◆ What you need to do: In the data below, find each line containing the string "this" and return it.

Extracted data entries:
================================

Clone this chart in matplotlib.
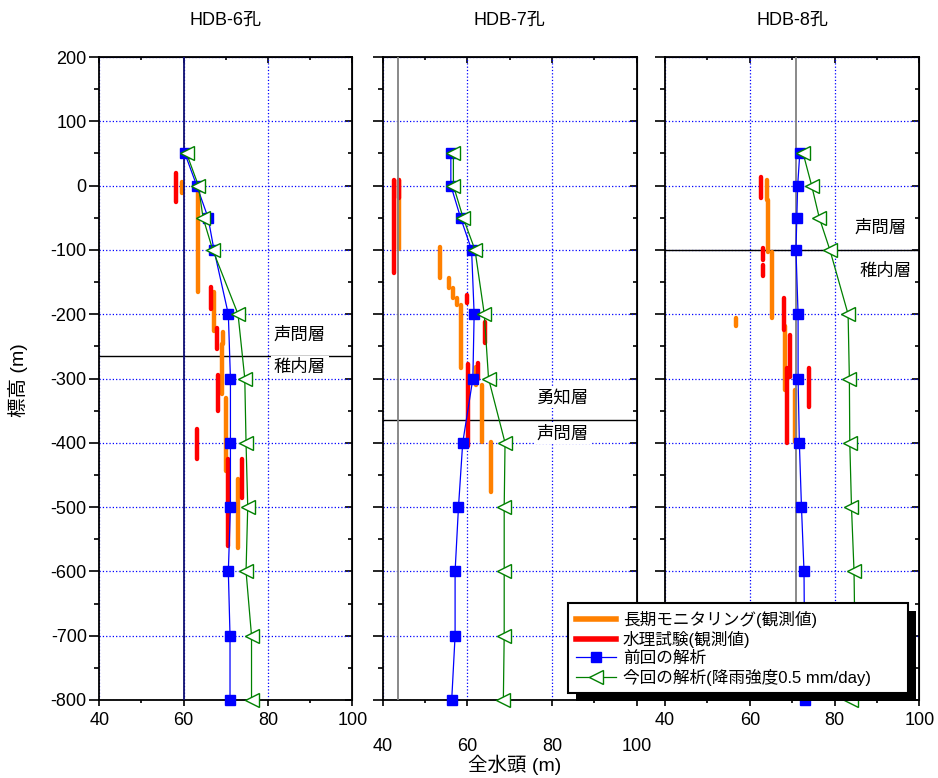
import matplotlib
matplotlib.use('Agg')
import matplotlib.pyplot as plt
import numpy as np
from matplotlib.lines import Line2D
from matplotlib.patches import Rectangle
from matplotlib.ticker import MultipleLocator, NullFormatter

plt.rcParams['font.family'] = ['Liberation Sans', 'Noto Sans CJK JP', 'DejaVu Sans']
plt.rcParams['axes.unicode_minus'] = False

# elevations of the analysis points (m)
elev = [50, 0, -50, -100, -200, -300, -400, -500, -600, -700, -800]

# HDB-6
prev6 = [60.3, 63.1, 65.8, 67.2, 70.6, 71.1, 71.1, 71.1, 70.6, 71.0, 71.0]
now6 = [60.7, 63.5, 64.6, 66.9, 72.9, 74.5, 74.8, 75.2, 74.8, 76.1, 76.1]
mon6_x = [59.5, 63.5, 67.3, 69.4, 69.0, 70.0, 72.9]
mon6_top = [5, -10, -166, -228, -246, -330, -456]
mon6_bot = [-12, -166, -226, -246, -324, -444, -564]
hyd6_x = [58.2, 66.6, 67.8, 68.1, 63.1, 70.6, 73.9]
hyd6_top = [19, -158, -221, -295, -378, -425, -425]
hyd6_bot = [-26, -192, -254, -350, -425, -561, -486]

# HDB-7
prev7 = [56.1, 56.1, 58.4, 61.0, 61.6, 61.3, 58.9, 57.9, 57.1, 57.1, 56.3]
now7 = [56.7, 56.7, 59.0, 61.8, 64.0, 65.0, 68.9, 68.7, 68.7, 68.7, 68.5]
mon7_x = [43.9, 53.5, 55.7, 56.7, 57.6, 58.4, 62.0, 63.4, 65.5]
mon7_top = [9, -95, -144, -160, -175, -186, -282, -310, -398]
mon7_bot = [-98, -144, -160, -175, -186, -284, -310, -398, -476]
hyd7_x = [42.7, 43.9, 59.8, 64.2, 60.1, 62.6]
hyd7_top = [9, 9, -170, -212, -278, -276]
hyd7_bot = [-136, -20, -183, -245, -405, -300]

# HDB-8
prev8 = [71.8, 71.3, 71.1, 70.9, 71.4, 71.4, 71.7, 72.2, 72.8, 72.9, 73.0]
now8 = [72.6, 74.6, 76.4, 78.9, 83.2, 83.5, 83.6, 84.0, 84.6, 84.8, 83.8]
mon8_x = [64.0, 64.4, 65.2, 56.7, 68.3, 70.7]
mon8_top = [9, -22, -103, -206, -219, -318]
mon8_bot = [-22, -103, -206, -219, -318, -398]
hyd8_x = [62.6, 63.2, 63.2, 68.1, 69.6, 68.7, 74.0]
hyd8_top = [14, -97, -123, -175, -232, -284, -284]
hyd8_bot = [-20, -116, -141, -225, -297, -400, -344]

titles = ['HDB-6孔', 'HDB-7孔', 'HDB-8孔']
ref_x = [60, 43.7, 70.9]
ref_col = ['#101070', '#808080', '#808080']
boundary = [-265, -365, -100]
layer_labels = [(('声問層', 87.6, -231), ('稚内層', 87.6, -282)),
                (('勇知層', 82.5, -329), ('声問層', 82.5, -385)),
                (('声問層', 90.8, -66), ('稚内層', 92.0, -132))]
legend_labels = ['長期モニタリング(観測値)', '水理試験(観測値)', '前回の解析',
                 '今回の解析(降雨強度0.5 mm/day)']

ORANGE = '#ff8000'
RED = '#ff0000'
BLUE = '#0000ff'
GREEN = '#008000'

W, H = 938, 778
fig = plt.figure(figsize=(W / 100, H / 100), dpi=100)
lefts = [99.3, 382.7, 665.0]
widths = [253.0, 254.0, 254.3]

series = [
    (prev6, now6, mon6_x, mon6_top, mon6_bot, hyd6_x, hyd6_top, hyd6_bot),
    (prev7, now7, mon7_x, mon7_top, mon7_bot, hyd7_x, hyd7_top, hyd7_bot),
    (prev8, now8, mon8_x, mon8_top, mon8_bot, hyd8_x, hyd8_top, hyd8_bot),
]

for i in range(3):
    prev, now, mx, mt, mb, hx, ht, hb = series[i]
    ax = fig.add_axes([lefts[i] / W, 1 - 700 / H, widths[i] / W, 643 / H])
    ax.set_xlim(40, 100)
    ax.set_ylim(-800, 200)
    ax.xaxis.set_major_locator(MultipleLocator(20))
    ax.xaxis.set_minor_locator(MultipleLocator(10))
    ax.yaxis.set_major_locator(MultipleLocator(100))
    ax.yaxis.set_minor_locator(MultipleLocator(50))
    ax.grid(True, which='major', color=BLUE, linestyle=':', linewidth=0.9)
    ax.set_axisbelow(True)
    for s in ax.spines.values():
        s.set_linewidth(1.3)

    xpad = 4 if i != 1 else 23
    ax.tick_params(axis='x', which='major', direction='out', length=4.5, width=1.2,
                   labelsize=13, pad=xpad)
    ax.tick_params(axis='x', which='minor', direction='out', length=2.5, width=1.2)
    ax.tick_params(axis='y', which='major', direction='out', length=7, width=1.2,
                   labelsize=13, pad=2, labelleft=(i == 0))
    ax.tick_params(axis='y', which='minor', direction='out', length=3.5, width=1.2)

    top = ax.secondary_xaxis('top')
    top.xaxis.set_major_locator(MultipleLocator(20))
    top.xaxis.set_minor_locator(MultipleLocator(10))
    top.xaxis.set_major_formatter(NullFormatter())
    top.tick_params(which='major', direction='in', length=4.5, width=1.2)
    top.tick_params(which='minor', direction='in', length=2.5, width=1.2)
    right = ax.secondary_yaxis('right')
    right.yaxis.set_major_locator(MultipleLocator(100))
    right.yaxis.set_minor_locator(MultipleLocator(50))
    right.yaxis.set_major_formatter(NullFormatter())
    right.tick_params(which='major', direction='in', length=5, width=1.2)
    right.tick_params(which='minor', direction='in', length=3, width=1.2)

    ax.axhline(boundary[i], color='black', linewidth=1.0, zorder=2)

    ax.vlines(mx, mb, mt, colors=ORANGE, linewidth=3.2, capstyle='round', zorder=3)
    ax.vlines(hx, hb, ht, colors=RED, linewidth=3.2, capstyle='round', zorder=4)
    ax.axvline(ref_x[i], color=ref_col[i], linewidth=1.3, zorder=4.5)
    ax.plot(prev, elev, color=BLUE, linewidth=0.9, marker='s', markersize=7.5,
            markeredgecolor=BLUE, markerfacecolor=BLUE, zorder=5, clip_on=False)
    ax.plot(now, elev, color=GREEN, linewidth=0.9, marker='<', markersize=10,
            markeredgecolor=GREEN, markerfacecolor='white', zorder=6, clip_on=False)

    for txt, lx, ly in layer_labels[i]:
        ax.text(lx, ly, txt, fontsize=12.5, ha='center', va='center', zorder=7,
                bbox=dict(facecolor='white', edgecolor='none', pad=2))

    fig.text((lefts[i] + widths[i] / 2) / W, 1 - 20 / H, titles[i], fontsize=13,
             ha='center', va='center')

fig.text(18 / W, 1 - 380 / H, '標高 (m)', fontsize=14, rotation=90,
         ha='center', va='center')
fig.text(515 / W, 1 - 765 / H, '全水頭 (m)', fontsize=14, ha='center', va='center')

handles = [
    Line2D([], [], color=ORANGE, linewidth=4),
    Line2D([], [], color=RED, linewidth=4),
    Line2D([], [], color=BLUE, linewidth=0.9, marker='s', markersize=7.5),
    Line2D([], [], color=GREEN, linewidth=0.9, marker='<', markersize=10,
           markerfacecolor='white'),
]
leg = fig.legend(handles=handles, labels=legend_labels, loc='upper left',
                 bbox_to_anchor=(568 / W, 1 - 692 / H, 340 / W, 89 / H),
                 bbox_transform=fig.transFigure, mode='expand',
                 borderaxespad=0, fancybox=False, edgecolor='black', framealpha=1,
                 fontsize=12, handlelength=2.4, labelspacing=0.18, borderpad=0.45,
                 handletextpad=0.45)
leg.get_frame().set_linewidth(1.5)
leg.set_zorder(10)

fig.canvas.draw()
bb = leg.get_frame().get_window_extent()
shadow = Rectangle(((bb.x0 + 8) / W, (bb.y0 - 8) / H), bb.width / W, bb.height / H,
                   transform=fig.transFigure, facecolor='black', edgecolor='none',
                   zorder=9)
fig.add_artist(shadow)

fig.savefig('out.png', dpi=100)
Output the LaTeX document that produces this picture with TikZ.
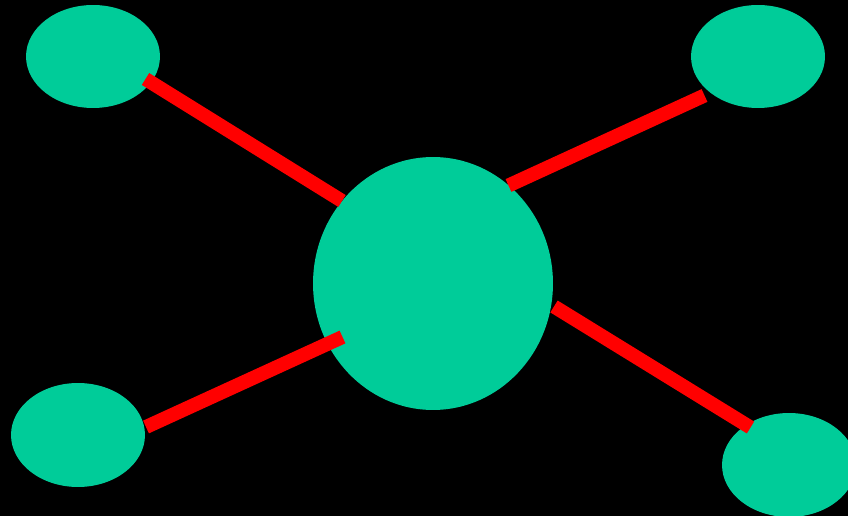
\documentclass[tikz,border=0pt]{standalone}
\usetikzlibrary{shapes.geometric}
\definecolor{blobgreen}{RGB}{0,204,153}
\definecolor{linkred}{RGB}{255,0,0}
\tikzset{
  blob/.style={ellipse, fill=blobgreen, draw=none, inner sep=0pt},
  smallblob/.style={blob, minimum width=2.68cm, minimum height=2.06cm},
  link/.style={draw=linkred, line width=0.28cm, line cap=butt}
}
\begin{document}
\begin{tikzpicture}[x=0.02cm,y=-0.02cm]
\useasboundingbox (0,0) rectangle (848,516);
\fill[black] (0,0) rectangle (848,516);
\clip (0,0) rectangle (848,516);
\node[blob, minimum width=4.8cm, minimum height=5.06cm] (hub) at (433,283.5) {};
\node[smallblob] (tl) at (93,56.5) {};
\node[smallblob] (tr) at (758,56.5) {};
\node[smallblob, minimum height=2.08cm] (bl) at (78,435) {};
\node[smallblob, minimum height=2.08cm] (br) at (789,465) {};
% connector end points
\coordinate (tlA) at (145.5,79);
\coordinate (tlB) at (342,201);
\coordinate (trA) at (704.5,95.5);
\coordinate (trB) at (508.5,185.5);
\coordinate (blA) at (146,427);
\coordinate (blB) at (342.5,337);
\coordinate (brA) at (750.5,427.5);
\coordinate (brB) at (554,306.5);
\draw[link] (tlA) -- (tlB);
\draw[link] (trA) -- (trB);
\draw[link] (blA) -- (blB);
\draw[link] (brA) -- (brB);
\end{tikzpicture}
\end{document}
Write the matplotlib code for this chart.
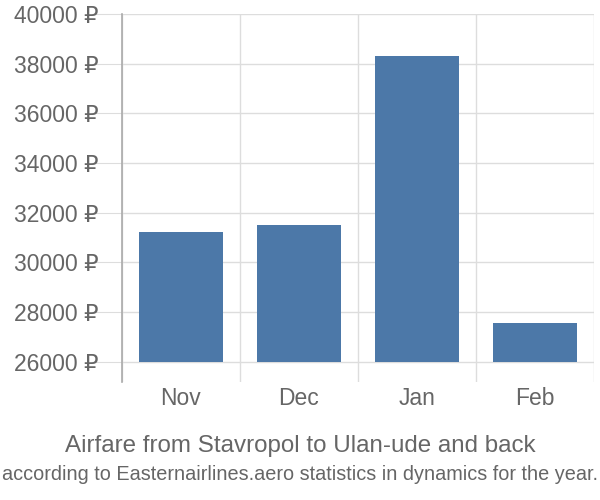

================================

◆ Task solution:
Clone this chart in matplotlib.
Output the LaTeX document that produces this picture with TikZ.
Write the matplotlib code for this chart.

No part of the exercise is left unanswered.